Представьте себе не философско-филологическую, а конкретно психологическую ситуацию — ведь мы, как-никак, занимаемся информационно-психологической войной. Вы, как психолог, переводите сознание человека в диалогическое состояние, но забываете имплантировать в это сознание синтез. Что вы делаете с сознанием? Вы его беспощадно разрушаете. Вы превращаете человека в корчащееся, беспомощное существо.
А если вы проделываете такую операцию не с сознанием отдельного человека, а с общественным сознанием, то вы беспощадно раздавливаете общество. Зачем? Подчеркиваю — вы не переводите общество из одного состояния в другое. Вы фиксируете его в некоем пороговом состоянии, в котором оно будет корчиться вплоть до полного самоуничтожения. А вы будете любоваться этим.

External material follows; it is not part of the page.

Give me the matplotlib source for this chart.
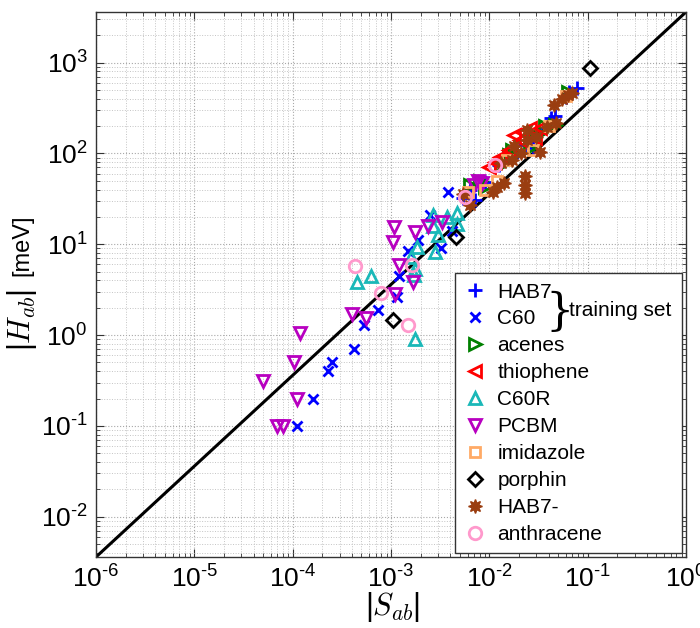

Какой там граф Монте-Кристо! Он любовался муками отдельных негодяев, обрекших его на погибель. А Бахтин, Кристева и другие любуются муками так называемых переходных обществ. Если в сознание этих обществ поместить тезисно-антитезисный диалогизм и полностью изъять из сознания синтез, то эти общества будут корчиться и умирать.
Итак, экспериментатору нужно убедить жертву в том, что она должна диалогизировать свое сознание. Ибо иначе она проблему не решит. Да и вообще, монолог — это плохо («миз е рно», как говаривал герой Достоевского). А диалог — это хорошо. А как диалогизировать сознание? Его надо лишить целостности. Целостность надо обозвать монолитностью. И сказать, что монолитность — это ужасно. «Какой вы миз е рный, батенька! У вас грубое, монолитное сознание!» А нужно обзавестись другим.